• **Work instructions**:
Omit any picture, and return the remaining data exactly as written.

'''

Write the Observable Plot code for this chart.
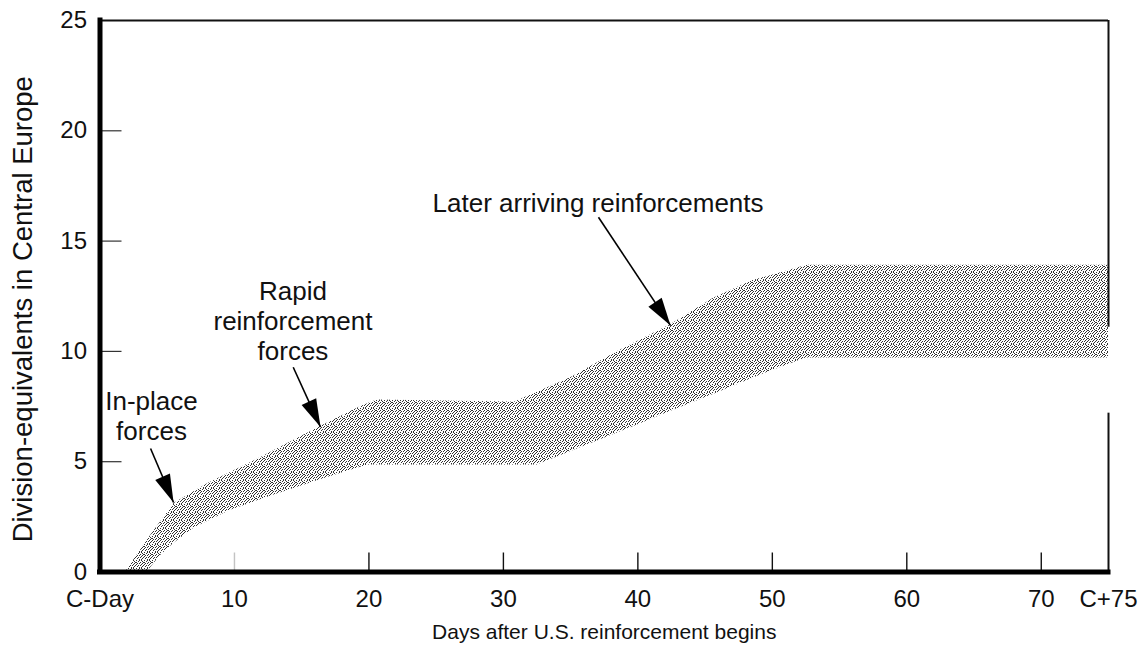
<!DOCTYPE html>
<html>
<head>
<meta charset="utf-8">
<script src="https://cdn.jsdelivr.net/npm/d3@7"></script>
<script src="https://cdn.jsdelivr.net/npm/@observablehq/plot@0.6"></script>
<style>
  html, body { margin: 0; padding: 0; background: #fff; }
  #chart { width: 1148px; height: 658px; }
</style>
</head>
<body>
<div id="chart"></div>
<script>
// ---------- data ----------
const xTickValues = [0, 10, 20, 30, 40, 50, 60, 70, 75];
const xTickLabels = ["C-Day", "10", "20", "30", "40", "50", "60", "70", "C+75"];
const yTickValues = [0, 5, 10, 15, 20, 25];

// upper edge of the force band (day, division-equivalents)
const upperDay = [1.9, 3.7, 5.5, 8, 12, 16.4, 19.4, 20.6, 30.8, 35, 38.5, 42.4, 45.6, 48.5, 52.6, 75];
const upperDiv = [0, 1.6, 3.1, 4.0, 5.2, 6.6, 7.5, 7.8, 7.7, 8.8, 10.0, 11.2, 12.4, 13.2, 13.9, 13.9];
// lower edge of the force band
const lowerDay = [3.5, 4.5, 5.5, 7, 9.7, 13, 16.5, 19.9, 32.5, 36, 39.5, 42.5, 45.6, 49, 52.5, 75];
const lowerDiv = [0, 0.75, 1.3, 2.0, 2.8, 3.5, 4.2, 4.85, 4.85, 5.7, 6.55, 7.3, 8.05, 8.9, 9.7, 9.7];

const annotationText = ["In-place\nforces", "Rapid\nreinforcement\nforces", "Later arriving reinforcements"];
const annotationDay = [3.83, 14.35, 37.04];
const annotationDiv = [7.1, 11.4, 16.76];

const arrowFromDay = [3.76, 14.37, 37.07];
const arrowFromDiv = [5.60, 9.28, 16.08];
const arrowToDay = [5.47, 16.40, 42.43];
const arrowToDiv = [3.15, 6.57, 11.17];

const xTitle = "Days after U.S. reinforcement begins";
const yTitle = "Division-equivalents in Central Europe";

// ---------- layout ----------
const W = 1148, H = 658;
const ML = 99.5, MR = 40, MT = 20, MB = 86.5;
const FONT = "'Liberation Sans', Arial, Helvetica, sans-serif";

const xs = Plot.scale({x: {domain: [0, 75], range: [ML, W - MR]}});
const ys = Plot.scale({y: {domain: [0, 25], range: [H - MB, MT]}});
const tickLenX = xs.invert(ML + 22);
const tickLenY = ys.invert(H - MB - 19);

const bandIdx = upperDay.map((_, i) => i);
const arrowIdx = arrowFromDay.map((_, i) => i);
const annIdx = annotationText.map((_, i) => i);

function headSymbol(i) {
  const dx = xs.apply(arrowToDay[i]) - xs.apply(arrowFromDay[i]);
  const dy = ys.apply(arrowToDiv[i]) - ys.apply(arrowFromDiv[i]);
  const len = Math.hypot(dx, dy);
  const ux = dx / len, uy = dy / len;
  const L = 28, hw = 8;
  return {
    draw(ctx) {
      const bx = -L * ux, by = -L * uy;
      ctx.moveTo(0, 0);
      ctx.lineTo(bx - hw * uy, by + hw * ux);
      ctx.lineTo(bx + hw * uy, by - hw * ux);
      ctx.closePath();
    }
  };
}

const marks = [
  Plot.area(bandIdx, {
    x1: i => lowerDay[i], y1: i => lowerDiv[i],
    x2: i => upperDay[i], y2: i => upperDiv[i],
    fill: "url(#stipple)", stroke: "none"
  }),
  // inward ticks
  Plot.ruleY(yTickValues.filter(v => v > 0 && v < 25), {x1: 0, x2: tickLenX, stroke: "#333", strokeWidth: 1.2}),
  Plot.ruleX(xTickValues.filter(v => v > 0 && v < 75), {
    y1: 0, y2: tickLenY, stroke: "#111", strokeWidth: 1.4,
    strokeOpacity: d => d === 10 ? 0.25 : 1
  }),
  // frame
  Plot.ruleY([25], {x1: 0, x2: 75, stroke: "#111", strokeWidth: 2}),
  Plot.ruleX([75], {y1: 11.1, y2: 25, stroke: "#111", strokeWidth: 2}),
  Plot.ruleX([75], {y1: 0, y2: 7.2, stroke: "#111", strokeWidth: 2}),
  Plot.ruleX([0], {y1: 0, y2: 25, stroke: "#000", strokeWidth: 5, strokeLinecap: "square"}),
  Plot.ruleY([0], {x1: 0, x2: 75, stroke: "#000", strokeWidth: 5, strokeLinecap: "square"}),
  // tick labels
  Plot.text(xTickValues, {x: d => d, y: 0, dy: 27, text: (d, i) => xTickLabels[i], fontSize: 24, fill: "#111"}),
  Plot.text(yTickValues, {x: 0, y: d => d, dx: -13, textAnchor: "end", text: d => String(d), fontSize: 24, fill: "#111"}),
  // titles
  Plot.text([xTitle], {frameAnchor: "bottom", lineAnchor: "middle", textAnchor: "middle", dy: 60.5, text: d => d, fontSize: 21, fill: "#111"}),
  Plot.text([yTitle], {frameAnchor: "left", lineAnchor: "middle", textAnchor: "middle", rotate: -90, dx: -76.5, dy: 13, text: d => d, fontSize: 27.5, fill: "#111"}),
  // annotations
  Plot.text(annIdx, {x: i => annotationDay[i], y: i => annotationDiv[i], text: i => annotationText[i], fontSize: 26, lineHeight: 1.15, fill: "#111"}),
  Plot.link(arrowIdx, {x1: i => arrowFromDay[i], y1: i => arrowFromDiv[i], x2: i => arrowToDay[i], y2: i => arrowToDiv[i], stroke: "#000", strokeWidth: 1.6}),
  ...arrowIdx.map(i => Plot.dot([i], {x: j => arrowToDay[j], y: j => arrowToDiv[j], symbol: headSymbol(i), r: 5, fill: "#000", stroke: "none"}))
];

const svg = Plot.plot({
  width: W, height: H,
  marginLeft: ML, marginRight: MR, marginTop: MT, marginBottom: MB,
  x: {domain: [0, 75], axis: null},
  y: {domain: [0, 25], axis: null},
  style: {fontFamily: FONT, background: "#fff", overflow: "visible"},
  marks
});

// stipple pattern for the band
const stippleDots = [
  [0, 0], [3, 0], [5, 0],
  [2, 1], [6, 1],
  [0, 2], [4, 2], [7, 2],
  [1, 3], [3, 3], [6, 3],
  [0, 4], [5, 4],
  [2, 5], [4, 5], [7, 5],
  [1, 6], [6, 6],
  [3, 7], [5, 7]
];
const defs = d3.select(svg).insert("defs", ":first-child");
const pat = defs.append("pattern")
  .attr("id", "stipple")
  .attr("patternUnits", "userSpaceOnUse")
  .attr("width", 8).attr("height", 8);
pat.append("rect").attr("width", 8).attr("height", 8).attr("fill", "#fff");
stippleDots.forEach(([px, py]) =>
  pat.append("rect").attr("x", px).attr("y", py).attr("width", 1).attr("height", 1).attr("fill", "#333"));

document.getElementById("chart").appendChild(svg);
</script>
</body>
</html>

'''

• **Solution below**:
Write the Observable Plot code for this chart.
<!DOCTYPE html>
<html>
<head>
<meta charset="utf-8">
<script src="https://cdn.jsdelivr.net/npm/d3@7"></script>
<script src="https://cdn.jsdelivr.net/npm/@observablehq/plot@0.6"></script>
<style>
  html, body { margin: 0; padding: 0; background: #fff; }
  #chart { width: 1148px; height: 658px; }
</style>
</head>
<body>
<div id="chart"></div>
<script>
// ---------- data ----------
const xTickValues = [0, 10, 20, 30, 40, 50, 60, 70, 75];
const xTickLabels = ["C-Day", "10", "20", "30", "40", "50", "60", "70", "C+75"];
const yTickValues = [0, 5, 10, 15, 20, 25];

// upper edge of the force band (day, division-equivalents)
const upperDay = [1.9, 3.7, 5.5, 8, 12, 16.4, 19.4, 20.6, 30.8, 35, 38.5, 42.4, 45.6, 48.5, 52.6, 75];
const upperDiv = [0, 1.6, 3.1, 4.0, 5.2, 6.6, 7.5, 7.8, 7.7, 8.8, 10.0, 11.2, 12.4, 13.2, 13.9, 13.9];
// lower edge of the force band
const lowerDay = [3.5, 4.5, 5.5, 7, 9.7, 13, 16.5, 19.9, 32.5, 36, 39.5, 42.5, 45.6, 49, 52.5, 75];
const lowerDiv = [0, 0.75, 1.3, 2.0, 2.8, 3.5, 4.2, 4.85, 4.85, 5.7, 6.55, 7.3, 8.05, 8.9, 9.7, 9.7];

const annotationText = ["In-place\nforces", "Rapid\nreinforcement\nforces", "Later arriving reinforcements"];
const annotationDay = [3.83, 14.35, 37.04];
const annotationDiv = [7.1, 11.4, 16.76];

const arrowFromDay = [3.76, 14.37, 37.07];
const arrowFromDiv = [5.60, 9.28, 16.08];
const arrowToDay = [5.47, 16.40, 42.43];
const arrowToDiv = [3.15, 6.57, 11.17];

const xTitle = "Days after U.S. reinforcement begins";
const yTitle = "Division-equivalents in Central Europe";

// ---------- layout ----------
const W = 1148, H = 658;
const ML = 99.5, MR = 40, MT = 20, MB = 86.5;
const FONT = "'Liberation Sans', Arial, Helvetica, sans-serif";

const xs = Plot.scale({x: {domain: [0, 75], range: [ML, W - MR]}});
const ys = Plot.scale({y: {domain: [0, 25], range: [H - MB, MT]}});
const tickLenX = xs.invert(ML + 22);
const tickLenY = ys.invert(H - MB - 19);

const bandIdx = upperDay.map((_, i) => i);
const arrowIdx = arrowFromDay.map((_, i) => i);
const annIdx = annotationText.map((_, i) => i);

function headSymbol(i) {
  const dx = xs.apply(arrowToDay[i]) - xs.apply(arrowFromDay[i]);
  const dy = ys.apply(arrowToDiv[i]) - ys.apply(arrowFromDiv[i]);
  const len = Math.hypot(dx, dy);
  const ux = dx / len, uy = dy / len;
  const L = 28, hw = 8;
  return {
    draw(ctx) {
      const bx = -L * ux, by = -L * uy;
      ctx.moveTo(0, 0);
      ctx.lineTo(bx - hw * uy, by + hw * ux);
      ctx.lineTo(bx + hw * uy, by - hw * ux);
      ctx.closePath();
    }
  };
}

const marks = [
  Plot.area(bandIdx, {
    x1: i => lowerDay[i], y1: i => lowerDiv[i],
    x2: i => upperDay[i], y2: i => upperDiv[i],
    fill: "url(#stipple)", stroke: "none"
  }),
  // inward ticks
  Plot.ruleY(yTickValues.filter(v => v > 0 && v < 25), {x1: 0, x2: tickLenX, stroke: "#333", strokeWidth: 1.2}),
  Plot.ruleX(xTickValues.filter(v => v > 0 && v < 75), {
    y1: 0, y2: tickLenY, stroke: "#111", strokeWidth: 1.4,
    strokeOpacity: d => d === 10 ? 0.25 : 1
  }),
  // frame
  Plot.ruleY([25], {x1: 0, x2: 75, stroke: "#111", strokeWidth: 2}),
  Plot.ruleX([75], {y1: 11.1, y2: 25, stroke: "#111", strokeWidth: 2}),
  Plot.ruleX([75], {y1: 0, y2: 7.2, stroke: "#111", strokeWidth: 2}),
  Plot.ruleX([0], {y1: 0, y2: 25, stroke: "#000", strokeWidth: 5, strokeLinecap: "square"}),
  Plot.ruleY([0], {x1: 0, x2: 75, stroke: "#000", strokeWidth: 5, strokeLinecap: "square"}),
  // tick labels
  Plot.text(xTickValues, {x: d => d, y: 0, dy: 27, text: (d, i) => xTickLabels[i], fontSize: 24, fill: "#111"}),
  Plot.text(yTickValues, {x: 0, y: d => d, dx: -13, textAnchor: "end", text: d => String(d), fontSize: 24, fill: "#111"}),
  // titles
  Plot.text([xTitle], {frameAnchor: "bottom", lineAnchor: "middle", textAnchor: "middle", dy: 60.5, text: d => d, fontSize: 21, fill: "#111"}),
  Plot.text([yTitle], {frameAnchor: "left", lineAnchor: "middle", textAnchor: "middle", rotate: -90, dx: -76.5, dy: 13, text: d => d, fontSize: 27.5, fill: "#111"}),
  // annotations
  Plot.text(annIdx, {x: i => annotationDay[i], y: i => annotationDiv[i], text: i => annotationText[i], fontSize: 26, lineHeight: 1.15, fill: "#111"}),
  Plot.link(arrowIdx, {x1: i => arrowFromDay[i], y1: i => arrowFromDiv[i], x2: i => arrowToDay[i], y2: i => arrowToDiv[i], stroke: "#000", strokeWidth: 1.6}),
  ...arrowIdx.map(i => Plot.dot([i], {x: j => arrowToDay[j], y: j => arrowToDiv[j], symbol: headSymbol(i), r: 5, fill: "#000", stroke: "none"}))
];

const svg = Plot.plot({
  width: W, height: H,
  marginLeft: ML, marginRight: MR, marginTop: MT, marginBottom: MB,
  x: {domain: [0, 75], axis: null},
  y: {domain: [0, 25], axis: null},
  style: {fontFamily: FONT, background: "#fff", overflow: "visible"},
  marks
});

// stipple pattern for the band
const stippleDots = [
  [0, 0], [3, 0], [5, 0],
  [2, 1], [6, 1],
  [0, 2], [4, 2], [7, 2],
  [1, 3], [3, 3], [6, 3],
  [0, 4], [5, 4],
  [2, 5], [4, 5], [7, 5],
  [1, 6], [6, 6],
  [3, 7], [5, 7]
];
const defs = d3.select(svg).insert("defs", ":first-child");
const pat = defs.append("pattern")
  .attr("id", "stipple")
  .attr("patternUnits", "userSpaceOnUse")
  .attr("width", 8).attr("height", 8);
pat.append("rect").attr("width", 8).attr("height", 8).attr("fill", "#fff");
stippleDots.forEach(([px, py]) =>
  pat.append("rect").attr("x", px).attr("y", py).attr("width", 1).attr("height", 1).attr("fill", "#333"));

document.getElementById("chart").appendChild(svg);
</script>
</body>
</html>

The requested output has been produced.